The Well-Tempered Clavier,
composed by Bach, was published in 2 books, 1722 and 1745 respectively. For the major and minor scales of each key of the clavier (keyboard), Bach composed two preludes and two fuges. Combined, The Well-Tempered Clavier is made of 96 compositions. Instead of playing the entirety through as an encyclopedia from A-Z, Alain has re-organised the order “in order to grant it a dramaturgical coherence that would extend the succession of the singular pieces and project these into the complexity of public space reception.”

Together with the students of GXII, an improvisation structure has been built to accompany this 4 hour long “opera for piano”.

“Considering that there is a distance between what kind of material we stage and at what times we do so, we need thus to reflect not only about the internal coherence of the material we’re bringing in a ‘showing mode’, but as much and as well on its representational coherence.

As such we might consider that any performance is submitted an editing process: if any Cagian legacy would matter than no doubt with this one. But instead of leaving the outcome of it to the randomness of a performance momentum (this is where I am not Cagian) I do consider that there is a historical (which can only be as well aesthetical of course) justification for an ‘intervention on material.’

I am hereby mainly connecting two paradigms: on one hand the score which counts as a reliable, symbolic document in order to allow the restitution of composed material, on the other the concept of ‘open work’, which can be considered as a turning point precisely in regard to the constant value that a score is mediating.
In the intermediacy lies the ‘cloudness’ of interpretation, of reading and of displacement as well.
The latter is of a particular importance for what concerns my editing work on the Well-Tempered Keyboard.

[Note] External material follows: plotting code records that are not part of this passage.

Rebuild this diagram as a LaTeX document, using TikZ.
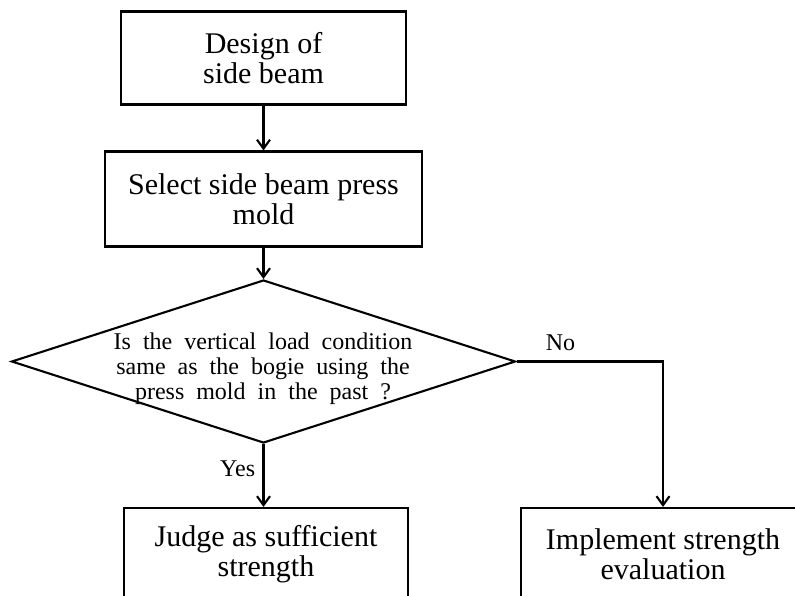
\documentclass[tikz,border=0pt]{standalone}
\usepackage{fontspec}
\setmainfont{Liberation Serif}
\usetikzlibrary{shapes.geometric}
\usetikzlibrary{arrows.meta}

\newcommand\widewords{\spaceskip=0.5em\relax}

\begin{document}
\begin{tikzpicture}[x=1pt,y=-1pt,line width=2.1pt,>={Straight Barb[length=9pt,width=13pt]},
        box/.style={draw,rectangle,minimum height=93pt,align=center,font=\fontsize{30}{30}\selectfont},
        decision/.style={draw,diamond,minimum width=504pt,minimum height=163pt,inner sep=0pt},
        lbl/.style={font=\fontsize{24}{25}\selectfont}]
        \path[use as bounding box,clip] (0,0) rectangle (795,596);
        \node[box,minimum width=285pt] (design) at (263.5,58) {Design of\\side beam};
        \node[box,minimum width=317pt,minimum height=95pt] (select) at (263.5,199) {Select side beam press\\mold};
        \node[decision] (check) at (263.5,361.5) {};
        \node[lbl,align=center] (checktext) at (263,369) {\widewords Is the vertical load condition\\\widewords same as the bogie using the\\\widewords press mold in the past ?};
        \node[box,minimum width=284pt] (judge) at (266,554.5) {Judge as sufficient\\strength};
        \node[box,minimum width=284pt] (implement) at (663,554.5) {Implement strength\\evaluation};
        \draw[->](design.south) -- (select.north);
        \draw[->](select.south) -- (check.north);
        \draw[->](check.south) -- node[lbl,left=4pt,pos=0.4] (yes) {Yes} (check.south |- judge.north);
        \draw[->](check.east) -| node[lbl,above=6pt,pos=0.15] (no) {No} (implement.north);
    \end{tikzpicture}
\end{document}
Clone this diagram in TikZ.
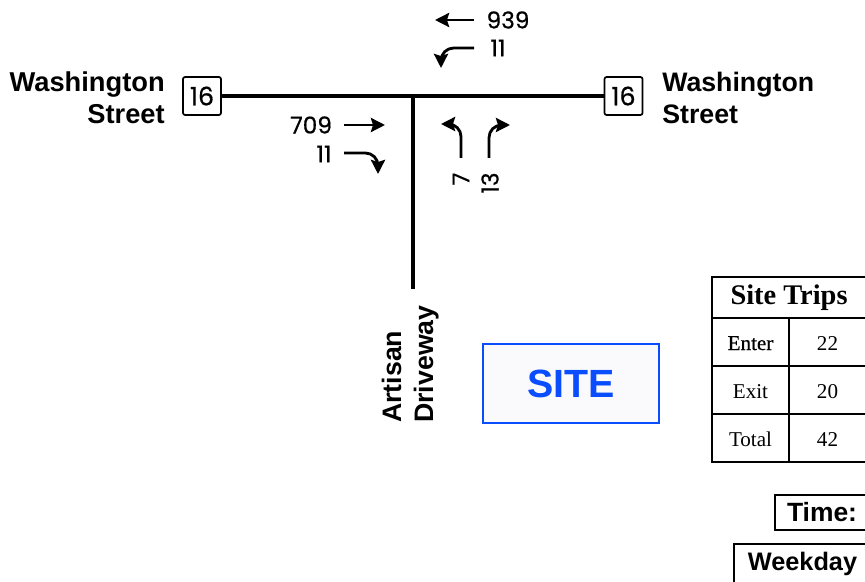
\documentclass[tikz,border=0pt]{standalone}
\usepackage{fontspec}
\setmainfont{Liberation Serif}
\setsansfont{Liberation Sans}
\newfontfamily\volfont[FakeBold=0.6]{Poppins}
\newfontfamily\darkfont[FakeBold=0.7]{Liberation Serif}
\usetikzlibrary{positioning,arrows.meta}
\definecolor{SiteBlue}{HTML}{0A4DFF}
\definecolor{SiteTint}{HTML}{FAFAFC}
\tikzset{
  road/.style={line width=2.25pt, black},
  flow/.style={-{Stealth[length=10pt,width=10pt,inset=1.5pt]}, line width=2pt, black},
  turn/.style={flow, rounded corners=9pt},
  shield/.style={draw, line width=1.2pt, fill=white, rounded corners=1.5pt, inner sep=0pt,
                 minimum width=0.95cm, minimum height=0.95cm, font=\volfont\fontsize{18}{20}\selectfont},
  street/.style={font=\sffamily\bfseries\fontsize{19}{22.8}\selectfont, inner sep=0pt},
  vol/.style={font=\volfont\fontsize{16.5}{19}\selectfont, inner sep=0pt},
  cell/.style={draw, line width=1.9pt, inner sep=0pt, outer sep=0pt, minimum height=1.2cm,
               text height=0.4cm, text depth=0pt, font=\fontsize{15}{17}\selectfont},
  tag/.style={draw, line width=1.9pt, inner sep=0pt, outer sep=0pt, anchor=north west,
              font=\sffamily\bfseries\fontsize{18.8}{22}\selectfont},
}
\begin{document}
\begin{tikzpicture}[x=0.025cm, y=-0.025cm]
  \clip (0,0) rectangle (865,582);
  % roads
  \node[shield] (shieldW) at (202,96) {16};
  \node[shield] (shieldE) at (623.5,96) {16};
  \coordinate (tee) at (413,96);
  \coordinate (drvEnd) at (413,289);
  \draw[road] (shieldW) -- (shieldE);
  \draw[road] (tee) -- (drvEnd);
  \node[street, font=\sffamily\bfseries\fontsize{19.4}{22.8}\selectfont, align=right, anchor=east] (washW) at (165,98) {Washington\\Street};
  \node[street, align=left, anchor=west] (washE) at (662,98) {Washington\\Street};
  \node[street, align=left, rotate=90, anchor=south west] (artisan) at (439,423) {Artisan\\Driveway};
  % volumes
  \node[vol] (volTh) at (508,20) {939};
  \node[vol] (volLt) at (498,48) {11};
  \node[vol] (volEb) at (311,125) {709};
  \node[vol] (volRt) at (324,154) {11};
  \node[vol, rotate=90] (volNl) at (461,179) {7};
  \node[vol, rotate=90] (volNr) at (490,183) {13};
  \coordinate (thEnd) at (435,20);
  \coordinate (ltEnd) at (441,68);
  \coordinate (ebEnd) at (385,125);
  \coordinate (rtEnd) at (378,174);
  \coordinate (nlEnd) at (441,124);
  \coordinate (nrEnd) at (510,125);
  \draw[flow] (474,20) -- (thEnd);
  \draw[turn] (474,48) -| (ltEnd);
  \draw[flow] (344,125) -- (ebEnd);
  \draw[turn] (344,153) -| (rtEnd);
  \draw[turn] (461,158) |- (nlEnd);
  \draw[turn] (489,158) |- (nrEnd);
  % site
  \node[draw=SiteBlue, line width=1.1pt, fill=SiteTint, minimum width=4.4cm, minimum height=1.975cm,
        text=SiteBlue, font=\sffamily\bfseries\fontsize{28}{30}\selectfont] (site) at (571,383.5) {SITE};
  % table
  \node[cell, anchor=north west, minimum width=3.95cm, minimum height=1.025cm, text height=0.33cm,
        font=\bfseries\fontsize{20.2}{23}\selectfont] (title) at (712,277) {\hspace{-0.1cm}Site Trips\hspace{0.1cm}};
  \node[cell, anchor=north west, minimum width=1.925cm] (enter) at (title.south west) {\darkfont Enter};
  \node[cell, anchor=north west, minimum width=2.025cm] (enterN) at (enter.north east) {\hspace{-0.1cm}22};
  \node[cell, anchor=north west, minimum width=1.925cm] (exit) at (enter.south west) {Exit};
  \node[cell, anchor=north west, minimum width=2.025cm] (exitN) at (exit.north east) {\hspace{-0.1cm}20};
  \node[cell, anchor=north west, minimum width=1.925cm] (total) at (exit.south west) {Total};
  \node[cell, anchor=north west, minimum width=2.025cm] (totalN) at (total.north east) {\hspace{-0.1cm}42};
  % period
  \node[tag, minimum width=2.4cm, minimum height=0.875cm, text width=2.1cm, align=left] (time) at (775,495) {\hspace{0.15cm}Time:};
  \node[tag, minimum width=3.5cm, minimum height=1.6cm] (day) at (734,544) {};
  \node[street, font=\sffamily\bfseries\fontsize{18}{22}\selectfont, anchor=center] (dayText) at (802.5,564) {Weekday};
\end{tikzpicture}
\end{document}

Concretely it means that every prelude and fugue is not only following up the chromatic scale (half tone by half tone upward) but that there is so to speak no streaming between the different ‘stairs’. These scores were indeed understood as research and exercises and were never meant to be performed publicly- let alone in a performance space which was a yet unknown concept.

The standard idea would so consist to say that the foundation of the public space opened the cultural gate for all composed material to be performed as scenic material. But is this enough? Are we not due to reflect on a phenomenon of displacement precisely because we are operating a transition that is by far not restricted to a homothecy? Why otherwise would we be so eager to grant staging a supplementary quality than what the published i.e composed material contains in itself?

So my work consisted indeed in reshaping the full extent of this “piano encyclopedia” in order to grant it a dramaturgical coherence that would extend the succession of the singular pieces and project these into the complexity of public space reception. And this meant, among other principles, to crack the common understanding of each closure of both the 48 preludes and 48 fugues and consider them as on the way of being completed.

It thus generated a long lasting suspension- articulated locally by the internal coherence of sequences, but foremost providing a super-structure on textures, territorialities, articulations, speeds and so on.
In this sense, this material (in this particular constellation) connected quite evidently with some of the key principles that dance and performance artists are working with.

Together with GXII, our working sessions granted the opportunity to connect with a differentiated proceeding in regard to the substantial legacy of music and dance. The broader picture questions the permanence of structure in regard to associativity, the time experience of such a monumental cycle in regard to narrative, the sharing of knowledge as artistic positioning.

These are indeed interrogations that have strong theoretical roots, yet, they are constantly calling to be granted a momentum of appearance. It’s the one I am dreaming to achieve.”